I'm studying bayesian estimation of model parameters and i noticed in several ML books (Deep Learning Goodfellow, ML a probabilistic perspective K. Murphy) that they used the bayesian rule in the following way: $$ p(\theta \mid X, y) \propto p(y \mid X, \theta) \cdot p(\theta) $$ Which one then used to deriving MAP estimate: $$ \theta _{MAP} = \operatorname {argmax} \limits_{\theta} \log p(y \mid X , \theta) \cdot p(\theta) $$
On the other hand, the Bayes rule formally gives the next equation for this case: $$ p(\theta \mid X, y) = \dfrac{p(y \mid X, \theta) \cdot p(\theta \mid X)}{p(y \mid X)} $$
So i don't understand why they ignore the conditioning on $X$, it seems to me that they suppose that $\theta$ and $X$ independent? But why?
P.S. I found similar question was asked 2 years ago but this one remained unanswered :(
[MAP = maximum a posteriori, in case anyone was wondering. —Brian Tung]
The independence of $\theta$ given $X$ is indeed an assumption that's very common in Bayesian inference.
It comes from the fact that $p(\theta)$ expresses the prior information about the parameters of your model. These are essentially your model assumptions, which are independent of whatever data you choose to show your model.
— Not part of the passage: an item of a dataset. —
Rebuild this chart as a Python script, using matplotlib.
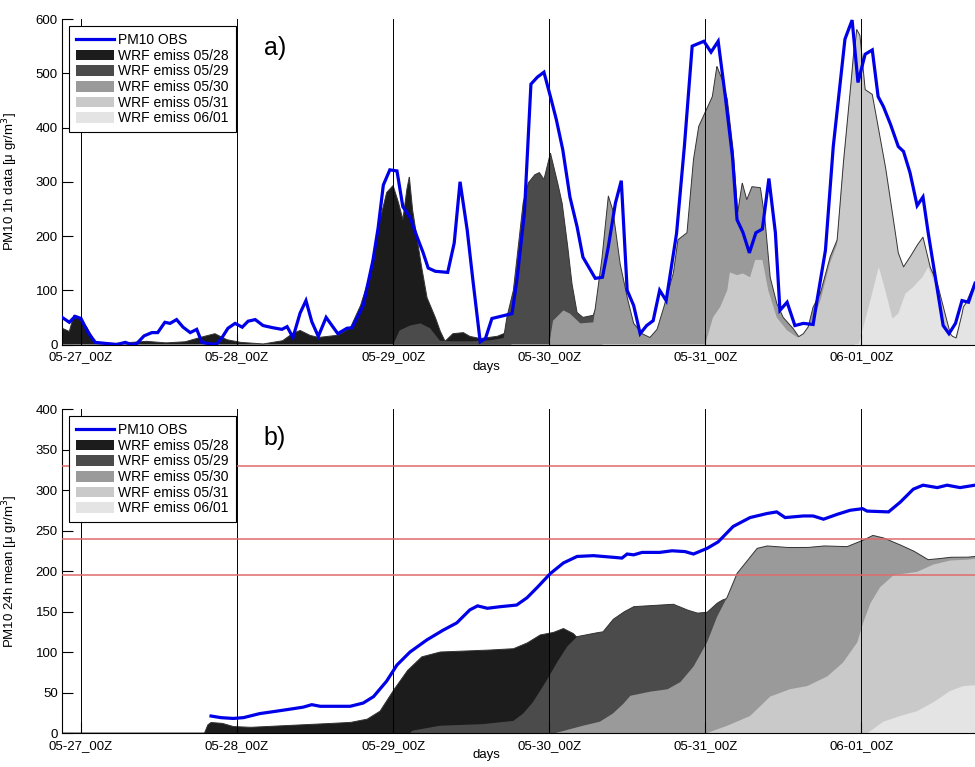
import numpy as np
import matplotlib
matplotlib.use('Agg')
import matplotlib.pyplot as plt
from matplotlib.lines import Line2D
from matplotlib.patches import Patch

plt.rcParams['font.family'] = ['Liberation Sans', 'DejaVu Sans']

# ---------------------------------------------------------------------------
# data: hours from 05-27 00Z, concentrations in ug/m3
# ---------------------------------------------------------------------------

day_ticks = [0, 24, 48, 72, 96, 120]
day_labels = ['05-27_00Z', '05-28_00Z', '05-29_00Z', '05-30_00Z', '05-31_00Z', '06-01_00Z']
run_labels = ['WRF emiss 05/28', 'WRF emiss 05/29', 'WRF emiss 05/30', 'WRF emiss 05/31', 'WRF emiss 06/01']
run_colors = ['#1c1c1c', '#4b4b4b', '#9a9a9a', '#c9c9c9', '#e4e4e4']
limit_values = [330, 240, 195]

# hourly observations
obs_1h_t = [-2.9, -1.8, -0.9, 0, 1.1, 2.2, 5.5, 6.8, 7.8, 8.6, 9.7, 10.9, 11.8, 12.9, 13.7, 14.7,
            15.7, 16.8, 17.8, 18.6, 19.5, 20.8, 21.7, 22.6, 23.7, 24.8, 25.7, 26.8, 28, 29.5, 30.9,
            31.7, 32.6, 33.7, 34.6, 35.5, 36.5, 37.7, 39.5, 40.9, 41.7, 43.4, 44.9, 45.7, 46.5,
            47.5, 48.6, 49.5, 50.6, 51.7, 52.6, 53.4, 54.5, 56.4, 57.4, 58.3, 59.4, 60.3, 61.4,
            62.2, 63.2, 66.3, 67.1, 68.2, 69.2, 70.2, 71.2, 72.2, 73.1, 74.1, 75.2, 76.3, 77.2,
            79.1, 80.2, 81.1, 82.2, 83.1, 84, 85, 86, 87, 88, 89, 90, 91.6, 92.8, 94, 95.8, 96.9,
            98, 99.1, 100.2, 100.9, 101.8, 102.8, 103.8, 104.8, 105.8, 106.8, 107.5, 108.6, 109.8,
            111.1, 112.6, 113.2, 114.5, 115.7, 117.5, 118.6, 119.5, 120.6, 121.7, 122.6, 123.4,
            124.5, 125.7, 126.5, 127.5, 128.6, 129.5, 130.3, 131.4, 132.6, 133.5, 134.5, 135.5,
            136.5, 137.5]
obs_1h = [50, 41, 52, 48, 22, 4, 0, 4, 0, 2, 16, 22, 22, 41, 39, 46,
          32, 22, 28, 4, 2, 0, 13, 30, 39, 32, 43, 46, 35, 31, 28,
          33, 13, 58, 81, 42, 15, 50, 20, 30, 31, 72, 155, 215, 294,
          322, 320, 254, 235, 198, 170, 141, 135, 133, 187, 300, 211, 116, 5,
          11, 48, 57, 124, 243, 480, 493, 502, 457, 415, 359, 272, 217, 161,
          122, 124, 180, 261, 302, 100, 72, 20, 35, 44, 100, 81, 205, 365, 550, 559, 539,
          559, 457, 346, 230, 207, 169, 206, 213, 306, 206, 63, 78, 35,
          39, 37, 81, 174, 365, 563, 598, 483, 535, 543, 457, 439,
          406, 365, 356, 317, 256, 272, 206, 124, 35, 20, 39, 81,
          78, 113]

# hourly model runs
r1h_0528_t = [-2.9, -1.8, -1.1, -0.2, 0.9, 2.2, 5, 8, 10, 13, 16, 18.3, 20.6, 22.4, 24.5, 28, 31,
              32.5, 33.7, 35.2, 36.5, 39.5, 41.4, 43, 44.2, 45, 46, 47, 48, 48.8, 49.5, 50.1, 50.5,
              51, 52.2, 53.2, 54.5, 55.2, 56, 57.2, 58.8, 59.8, 61.4, 64, 65, 66.2]
r1h_0528 = [30, 24, 54, 48, 32, 4, 2, 4, 6, 3, 5, 13, 20, 9, 4, 1, 7,
            20, 26, 17, 13, 17, 30, 72, 118, 168, 230, 280, 293, 263, 230, 285, 309,
            248, 156, 87, 50, 26, 6, 20, 22, 15, 11, 15, 20, 20]
r1h_0529_t = [48, 49, 50.6, 52.2, 53.7, 55.2, 57, 60, 63, 65, 65.5, 66.5, 67.2, 68, 68.8, 69.8,
              70.5, 71.2, 72.2, 73.2, 74, 74.8, 75.5, 76.3, 77.2, 78.8, 79.8, 80.2]
r1h_0529 = [0, 26, 35, 39, 30, 7, 6, 6, 8, 12, 50, 100, 174, 261, 298, 313,
            317, 304, 353, 304, 261, 187, 113, 59, 50, 54, 94, 90]
r1h_0530_t = [72, 72.6, 74.2, 75.2, 76.8, 78.8, 80.1, 81.1, 81.8, 82.9, 84, 85, 86.3, 87.5, 88.6,
              89.5, 91.1, 91.8, 93.2, 94.2, 95, 96, 97.1, 97.8, 98.6, 99.4, 100.3, 101, 101.7,
              102.4, 103.2, 104.5, 105.2, 106, 107, 108, 109.5, 110.6, 111.7, 112.6, 113.7,
              115.2, 116.3, 117.2, 118.3, 119]
r1h_0530 = [0, 44, 63, 57, 39, 41, 156, 274, 248, 150, 87, 39, 20, 13, 28,
            63, 131, 193, 206, 341, 402, 428, 457, 513, 489, 452, 359, 243, 298,
            267, 291, 289, 230, 124, 76, 50, 30, 11, 26, 69, 94,
            161, 193, 328, 465, 560]
r1h_0531_t = [96, 97.2, 98.3, 99.4, 99.8, 100.9, 101.8, 102.9, 103.7, 104.8, 105.7, 107, 108.6,
              110.2, 111.1, 112.6, 113.7, 115.2, 116.3, 117.2, 118.3, 119.3, 119.8, 120.6, 121.7,
              122.6, 123.7, 124.8, 125.7, 126.5, 127.5, 128.6, 129.5, 130.6, 131.7, 132.5,
              133.7, 134.5, 135.7, 137.5]
r1h_0531 = [0, 50, 69, 100, 133, 128, 131, 124, 156, 156, 100, 50, 26,
            13, 20, 45, 80, 150, 185, 320, 460, 581, 570, 470, 461,
            402, 330, 243, 169, 143, 161, 183, 198, 143, 113, 75,
            20, 8, 65, 115]
r1h_0601_t = [119.6, 121.4, 122.7, 123.7, 124.8, 125.7, 126.8, 128, 129.4, 130.3, 131.4, 132.6,
              133.7, 134.8, 135.7, 137.5]
r1h_0601 = [0, 81, 143, 100, 48, 57, 94, 106, 124, 143, 109, 35,
            17, 11, 69, 100]

# 24h running means, observations
obs_24h_t = [20, 21.5, 23.4, 25, 27.5, 30.1, 32.6, 34.2, 35.5, 36.8, 38.8, 41.4, 43.4, 45, 47,
             48.6, 50.6, 53.2, 55.7, 57.8, 59.8, 61, 62.5, 64.5, 67, 68.6, 70.2, 72.2, 74.2, 76.3,
             78.8, 81.8, 83.2, 84, 85, 86.3, 89, 90.9, 92.9, 94.2, 96.3, 98, 100.3, 102.9, 105.5,
             107, 108.3, 111.1, 112.6, 114.2, 116.3, 118.3, 120.2, 120.9, 124.2, 126, 128, 129.5,
             131.7, 133.2, 135.2, 137.5]
obs_24h = [21, 19, 18, 19, 24, 27, 30, 32, 35, 33, 33, 33, 37, 45, 64,
           84, 100, 115, 127, 136, 152, 157, 154, 156, 158, 167, 180, 197, 210, 218,
           219, 217, 216, 221, 220, 223, 223, 225, 224, 221, 228, 236, 255, 266, 271,
           273, 266, 268, 268, 264, 270, 275, 277, 274, 273, 285, 301, 306,
           303, 306, 303, 306]

# 24h running means, model runs
r24_0528_t = [19, 19.5, 20, 21.7, 23.4, 26, 31, 36.3, 41.4, 44, 46, 48, 50.2, 52.4, 55.2, 61.8,
              66.5, 68.6, 70.6, 72.6, 74.2, 75.7, 76.3]
r24_0528 = [0, 10, 13, 12, 8, 7, 9, 11, 13, 17, 27, 52, 77, 94, 100, 102,
            104, 111, 121, 124, 129, 123, 118]
r24_0529_t = [50.6, 51, 55.2, 61.8, 66.5, 68, 69.5, 71.7, 73.2, 74.8, 76.3, 78.8, 80.3, 81.8,
              83.4, 85, 89, 91.1, 93.2, 94.8, 96.3, 97.8, 98.6, 99.3]
r24_0529 = [0, 3, 9, 11, 15, 24, 38, 66, 87, 107, 119, 123, 125, 140,
            149, 156, 158, 159, 152, 148, 149, 160, 164, 166]
r24_0530_t = [73, 77.2, 79.8, 81.8, 83.4, 84.5, 87.5, 90.2, 92.2, 94.2, 96.3, 97.8, 99.4, 100.9,
              102.5, 104, 105.5, 108.6, 111.7, 114.2, 117.8, 120.3, 121.8, 123.4, 125.5, 128,
              130.3, 131.7, 133.7, 136.3, 137.5]
r24_0530 = [0, 9, 14, 24, 36, 46, 51, 54, 63, 82, 112, 143, 168, 197,
            213, 228, 231, 229, 229, 231, 230, 238, 244, 241, 234, 225,
            214, 215, 217, 217, 218]
r24_0531_t = [96.3, 99.4, 102.9, 106, 109, 111.7, 114.8, 117.2, 119.4, 120.3, 121.4, 122.9, 125,
              128.6, 131.1, 133.7, 136.3, 137.5]
r24_0531 = [0, 9, 21, 45, 54, 58, 70, 87, 112, 136, 160, 180, 195,
            199, 208, 213, 214, 215]
r24_0601_t = [121, 123.4, 126, 128.6, 131.1, 133.7, 135.7, 137.5]
r24_0601 = [0, 14, 21, 27, 38, 52, 58, 59]

# ---------------------------------------------------------------------------
# plotting
# ---------------------------------------------------------------------------

xmin, xmax = -2.92, 137.5

def draw_panel(ax, runs, obs_t, obs_v, ymax, ystep, ylabel, tag, limits=()):
    # model runs, each newer run laid over the older ones
    for (t, v), c in zip(runs, run_colors):
        ax.fill_between(t, 0, v, facecolor=c, edgecolor='none', linewidth=0, zorder=1)

    # thin outline along the top of all runs
    tt = np.linspace(xmin, xmax, 4000)
    env = np.zeros_like(tt)
    for t, v in runs:
        env = np.maximum(env, np.interp(tt, t, v, left=0, right=0))
    ax.plot(tt, env, color='#333333', lw=0.7, zorder=2)

    for d in day_ticks:
        ax.axvline(d, color='k', lw=0.7, zorder=3)
    for lv in limits:
        ax.axhline(lv, color='#e06a6a', lw=1.1, zorder=3)

    ax.plot(obs_t, obs_v, color='#0000e8', lw=2.3, zorder=5, solid_joinstyle='miter')

    ax.set_xlim(xmin, xmax)
    ax.set_ylim(0, ymax)
    ax.set_yticks(np.arange(0, ymax + 1, ystep))
    ax.set_xticks(day_ticks)
    ax.set_xticklabels(day_labels)
    ax.tick_params(direction='in', length=8, width=0.8, labelsize=9.5, pad=3)
    ax.tick_params(axis='x', pad=5)
    for s in ['top', 'right']:
        ax.spines[s].set_visible(False)
    ax.spines['left'].set_linewidth(0.8)
    ax.spines['bottom'].set_linewidth(0.8)

    ax.set_xlabel('days', fontsize=9.5)
    ax.xaxis.set_label_coords(0.465, -0.05)
    ax.set_ylabel(ylabel, fontsize=9.5)
    ax.yaxis.set_label_coords(-0.046, 0.5)

    handles = [Line2D([], [], color='#0000e8', lw=2.3)]
    handles += [Patch(facecolor=c, edgecolor='none') for c in run_colors]
    leg = ax.legend(handles, ['PM10 OBS'] + run_labels, loc='upper left',
                    bbox_to_anchor=(0.0077, 0.978), borderaxespad=0, fontsize=10,
                    fancybox=False, framealpha=1, edgecolor='k', handlelength=2.75,
                    handleheight=0.8, labelspacing=0.12, handletextpad=0.3, borderpad=0.5)
    leg.get_frame().set_linewidth(0.8)
    leg.set_zorder(10)

    ax.text(0.233, 0.91, tag, transform=ax.transAxes, fontsize=18, ha='center', va='center')


fig = plt.figure(figsize=(9.75, 7.67), dpi=100)
ax1 = fig.add_axes([0.0636, 0.5508, 0.9364, 0.4244])
ax2 = fig.add_axes([0.0636, 0.0443, 0.9364, 0.4224])

runs_1h = [(r1h_0528_t, r1h_0528), (r1h_0529_t, r1h_0529), (r1h_0530_t, r1h_0530),
           (r1h_0531_t, r1h_0531), (r1h_0601_t, r1h_0601)]
runs_24h = [(r24_0528_t, r24_0528), (r24_0529_t, r24_0529), (r24_0530_t, r24_0530),
            (r24_0531_t, r24_0531), (r24_0601_t, r24_0601)]

draw_panel(ax1, runs_1h, obs_1h_t, obs_1h, 600, 100,
           r'PM10 1h data [$\mathregular{\mu}$ gr/m$^3$]', 'a)')
draw_panel(ax2, runs_24h, obs_24h_t, obs_24h, 400, 50,
           r'PM10 24h mean [$\mathregular{\mu}$ gr/m$^3$]', 'b)', limits=limit_values)

fig.savefig('out.png', dpi=100)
You can think of it like this: you use MAP instead of MLE to derive the optimal parameters of your model because you believe that the prior information you have about these parameters based on the structure of your problem will help give more sensible answers (otherwise you could just impose a uniform prior where any parameter value is equally likely which would be equivalent to doing MLE).
So even though Bayes rule would tell you to condition everything on $X$, because of the way the problem is set up, the choice of priors comes before anything else.
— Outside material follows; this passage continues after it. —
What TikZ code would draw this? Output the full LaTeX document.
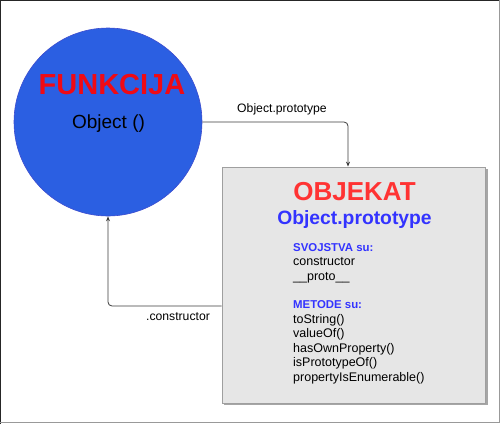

The priors you place on your parameters have a crucial effect on the predictive power of your model. Indeed if your prior excludes the possibility of some parameter values by giving them zero weight, you won't be able to obtain them through this kind of inference, regardless of how well they explain the observed data through the likelihood. Therefore, it is really important to select sensible priors.
The bottom line is, your prior is independent of your inputs and that is why you are able to drop the conditioning on $X$. Hopefully the above gives you some intuition as to why this is the case.